Durante a minha residência conheci a senhora V. Internada na enfermaria de dermatologia, queixava-se de que seu braço estava infestado por vermes. Quando a conheci já haviam revirado a senhora dos pés à cabeça, e não acharam nada. Os exames estavam todos normais. Questionei V então sobre este terrível mistério. “Os exames estão todos normais. Como a senhora sabe que há vermes aí?” V respondeu: “Eu tenho certeza absoluta de que eles estão aqui, doutor!” Delírio. Uma crença inabalável, incorrigível, não condizente com a realidade. Por mais que ali ficasse e com ela argumentasse não iria tirar aquela ideia da cabeça dela.
Pois bem, depois da residência fui fazer filosofia. Na FFLCH-USP; núcleo historicamente esquerdista da universidade. Confesso certa simpatia pela esquerda. O questionamento, a mudança, a rebeldia. (Há um artigo sobre alinhamento político e tipo de personalidade que qualquer dia discutirei aqui.) Entre reflexões metafísicas e ontológicas, aprendi que por mais abstrato que um sistema filosófico seja, sempre há a preocupação do filósofo em ancorar seu sistema na realidade. Claro, pois sem o mínimo contato com o real, torna-se um sistema delirante.
O clima da faculdade era bom, leve. Mas volta e meia entrava um jovem, durante a aula, panfletando pequenos cartazes. Alguns de fato faziam sentido, enquanto outros eram desconexos e descontextualizados. Mas dá-se um desconto. Gostava sobretudo da atitude de questionamento, a coragem de colocar em xeque o establishment. Não obstante, o que alguns pecavam era exatamente num dos quesitos que os filósofos dedicam especial atenção (para não serem taxados de loucos): a conexão com o real.
A nomeação de hoje para mim é mais do que prova de que o atual governo já está fora da realidade há um bom tempo. A conexão com o real está débil, e hoje fica claro que estão tentando nos fazer engolir, à força, um regime que está dando errado faz tempo. Não adianta argumentar. Não vão fazer diferente. A besteira que estão fazendo é, para eles, uma verdade inabalável. Além disso, característica da atual gestão a propagação de mentiras como se fossem verdades. Usar uma carapaça bonita e nobre de reformas sociais para esconder a ânsia por poder e enriquecimento próprio e ilícito.

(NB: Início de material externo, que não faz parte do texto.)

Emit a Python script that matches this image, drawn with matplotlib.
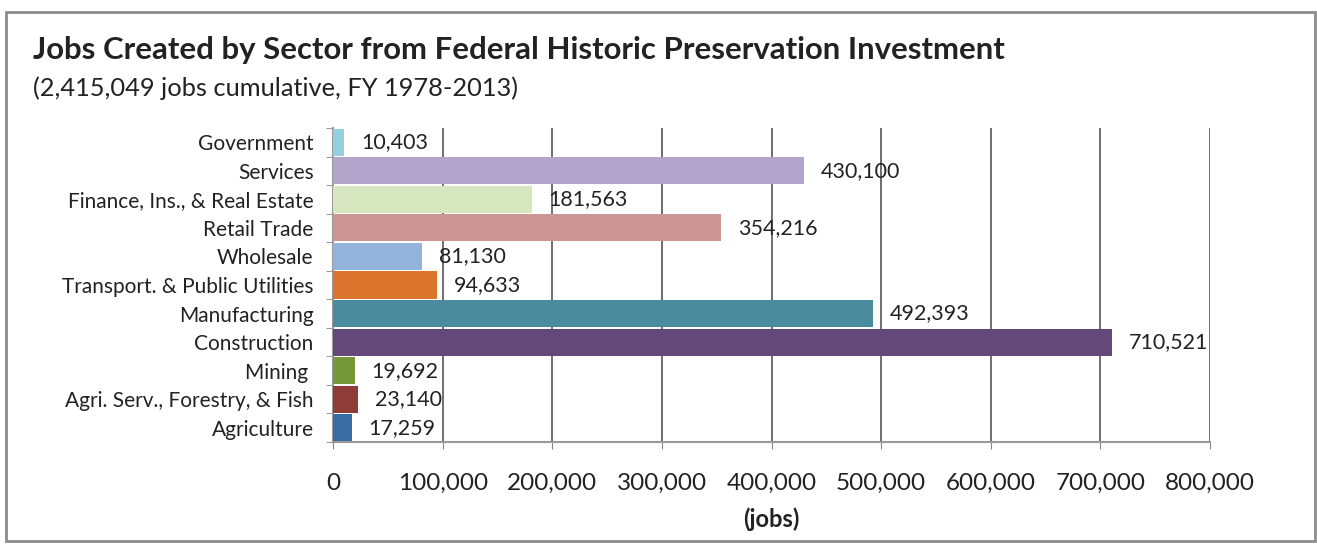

A esquerda delira quando Jandira se filma dizendo que o dito cujo está tranquilo enquanto que no fundo da imagem o mesmo está ralhando ao telefone.

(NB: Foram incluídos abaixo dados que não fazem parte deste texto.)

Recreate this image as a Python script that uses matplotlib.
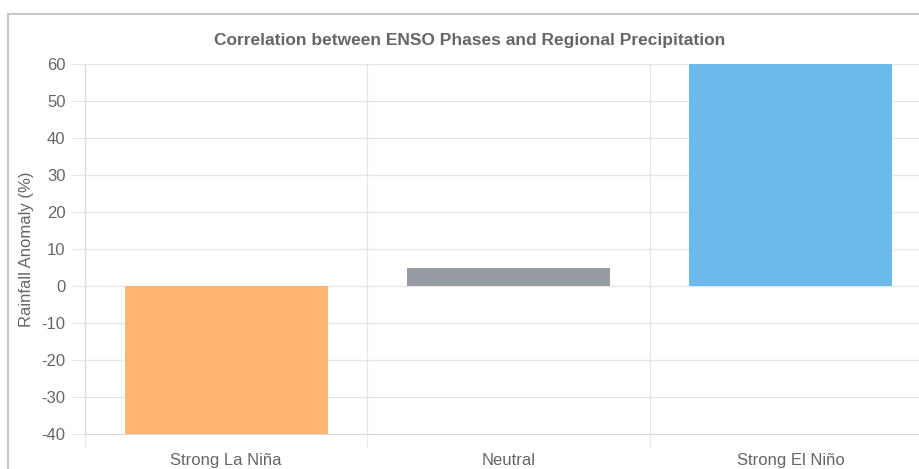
import matplotlib
matplotlib.use("Agg")
import matplotlib.pyplot as plt
from matplotlib.patches import Rectangle

categories = ["Strong La Niña", "Neutral", "Strong El Niño"]
values = [-40, 5, 60]
colors = ["#FDB570", "#959BA0", "#6CB9EB"]
yticks = [60, 50, 40, 30, 20, 10, 0, -10, -20, -30, -40]

plt.rcParams['font.family'] = ['Liberation Sans', 'DejaVu Sans']
plt.rcParams['axes.unicode_minus'] = False
W, H = 920, 469
fig = plt.figure(figsize=(W/100, H/100), dpi=100)

# container border
fig.patches.append(Rectangle((8/W, -0.1), 1.2, 1 - 14/H + 0.1, transform=fig.transFigure,
                             fill=False, edgecolor="#c8c8c8", linewidth=1.5, zorder=0))

left, right, top, bottom = 85, 932, 64, 434
ax = fig.add_axes([left/W, 1 - bottom/H, (right-left)/W, (bottom-top)/H])
x = list(range(len(categories)))
ax.bar(x, values, width=0.72, color=colors, zorder=2)
ax.set_xlim(-0.5, len(categories) - 0.5)
ax.set_ylim(-40, 60)
ax.set_yticks(yticks)
ax.set_xticks(x)
ax.set_xticklabels(categories)
for b in [-0.5, 0.5, 1.5, 2.5]:
    ax.axvline(b, color="#e6e6e6", lw=1, zorder=1)
ax.set_xticks([-0.5, 0.5, 1.5, 2.5], minor=True)
ax.yaxis.grid(True, color="#e6e6e6", lw=1, zorder=1)
ax.set_axisbelow(True)
for s in ["top", "right"]:
    ax.spines[s].set_visible(False)
ax.spines["left"].set_color("#d9d9d9")
ax.spines["bottom"].set_color("#d9d9d9")
ax.tick_params(axis="y", length=10, color="#e6e6e6", labelsize=12, labelcolor="#666666", pad=4)
ax.tick_params(axis="x", which="major", length=0, labelsize=12, labelcolor="#666666", pad=14)
ax.tick_params(axis="x", which="minor", length=10, color="#e6e6e6")
ax.set_ylabel("Rainfall Anomaly (%)", fontsize=12, color="#666666", labelpad=5)
fig.text(470/W, 1 - 40/H, "Correlation between ENSO Phases and Regional Precipitation",
         ha="center", va="center", fontsize=12.5, fontweight="bold", color="#666666")
fig.savefig("out.png", dpi=100)
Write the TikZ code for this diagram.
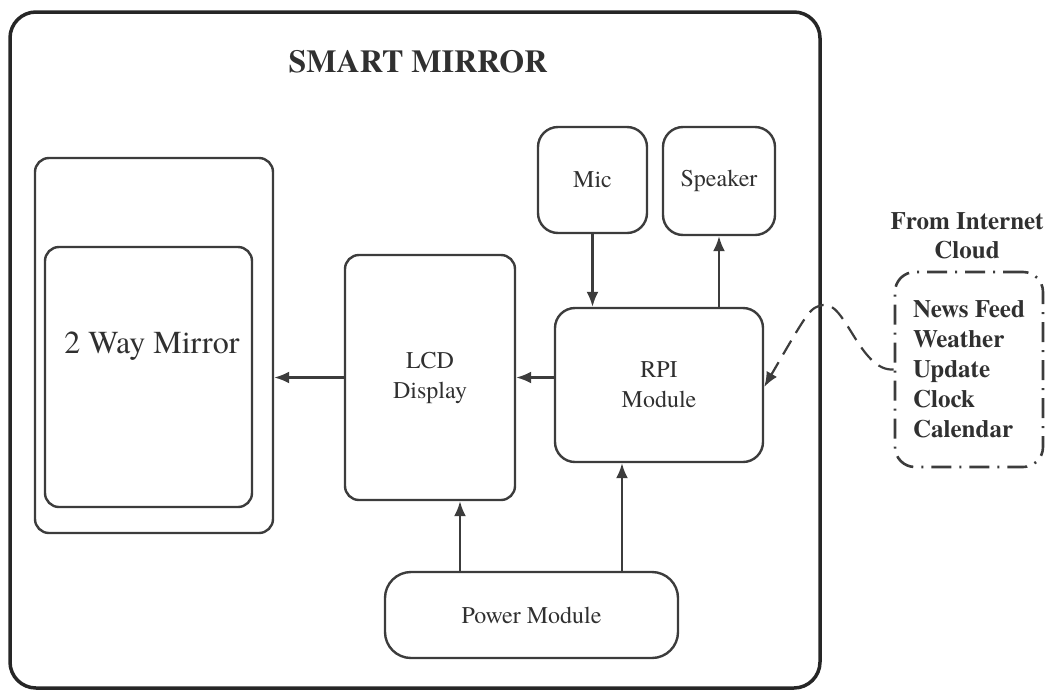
\documentclass[tikz,border=0pt]{standalone}
\usepackage{fontspec}
\setmainfont{TeX Gyre Termes}
\usetikzlibrary{arrows.meta,positioning}
\definecolor{linegray}{HTML}{3C3C3C}
\definecolor{textgray}{HTML}{303030}
\tikzset{
  blk/.style={draw=linegray, line width=2.4pt, rounded corners=14pt, fill=white,
    text=textgray, align=center, inner sep=0pt,
    font=\fontsize{24}{30}\selectfont},
  link/.style={draw=linegray, line width=2.2pt, -{Latex[length=15pt,width=12pt]}},
  cloudlink/.style={link, dash pattern=on 16pt off 9pt},
  boldtxt/.style={text=textgray, align=center, font=\bfseries\fontsize{25}{29}\selectfont},
}
\begin{document}
\begin{tikzpicture}[x=1pt,y=-1pt]
  \useasboundingbox (0,0) rectangle (1047,689);
  % frame of the mirror
  \draw[black!85, line width=3.5pt, rounded corners=26pt] (10,12) rectangle (820,688);
  \node[boldtxt, font=\bfseries\fontsize{32}{36}\selectfont] (title) at (418,62) {SMART MIRROR};

  % blocks
  \node[blk, minimum width=238pt, minimum height=375pt] (mirrorcase) at (154,345.5) {};
  \node[blk, minimum width=207pt, minimum height=260pt] (mirror) at (148.5,377) {};
  \node[text=textgray, font=\fontsize{32}{36}\selectfont] (mirrortxt) at (152,346) {2 Way Mirror};
  \node[blk, minimum width=170pt, minimum height=245pt] (lcd) at (430,377.5) {LCD\\Display};
  \node[blk, minimum width=208pt, minimum height=154pt, rounded corners=20pt] (rpi) at (659,385) {RPI\\Module};
  \node[blk, minimum width=109pt, minimum height=106pt, rounded corners=20pt] (mic) at (592.5,180) {Mic};
  \node[blk, minimum width=112pt, minimum height=108pt, rounded corners=20pt] (speaker) at (719,181) {Speaker};
  \node[blk, minimum width=293pt, minimum height=86pt, rounded corners=26pt] (power) at (531.5,615) {Power Module};

  % internet side
  \node[boldtxt] (fromnet) at (967,236) {From Internet\\Cloud};
  \node[draw=linegray, line width=2.6pt, rounded corners=20pt,
    dash pattern=on 20pt off 8pt on 2pt off 8pt,
    minimum width=148pt, minimum height=195pt, inner sep=0pt,
    text=textgray, align=left, font=\bfseries\fontsize{25}{30}\selectfont]
    (cloud) at (969,369.5) {News Feed\\Weather\\Update\\Clock\\Calendar};

  % connections
  \draw[link] (lcd.west) -- (lcd.west -| mirrorcase.east);
  \draw[link] (lcd.east -| rpi.west) -- (lcd.east);
  \draw[link] (mic.south) -- (mic.south |- rpi.north);
  \draw[link] (speaker.south |- rpi.north) -- (speaker.south);
  \draw[link] ([xshift=-71.5pt]power.north) -- ([xshift=-71.5pt]power.north |- lcd.south);
  \draw[link] ([xshift=90.5pt]power.north) -- ([xshift=90.5pt]power.north |- rpi.south);
  \draw[cloudlink] (cloud.west) .. controls (860,372) and (845,300) .. (823,305)
    .. controls (810,308) .. ([yshift=-2pt]rpi.east);
\end{tikzpicture}
\end{document}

A esquerda delira ao negar a realidade da crise, dizendo que ela não é assim tão grave quanto parece. (Levante a mão quem não conhece ao menos uma pessoa que perdeu o emprego nos últimos 6 meses)
A esquerda delira quando insiste em usar uma matriz econômica que já não deu certo no passado, achando que desta vez vai funcionar.
A esquerda delira quando acha que as reformas sociais feitas anteriormente servem para negar da realidade os desvios bilionários na Petrobrás para favorecer comparsas.
A esquerda delira quando conta 1 ao invés de 5 na Paulista.
A esquerda delira quando diz que é uma revolta das elites. Na crise a elite deixa de ir pra Disney; mas na crise também o trabalhador arrimo de família perde o emprego (estimativa de desemprego para final de 2016: 13%).
A esquerda delira quando dá um ministério para um dito cujo investigado em múltiplas frentes, com o intuito de protegê-lo, e acha que isso descerá goela abaixo da população.
Para mim, a única diferença entre V e D é a faixa verde e amarela que esta última carrega. Mas V podemos tratar. Que fazer com D?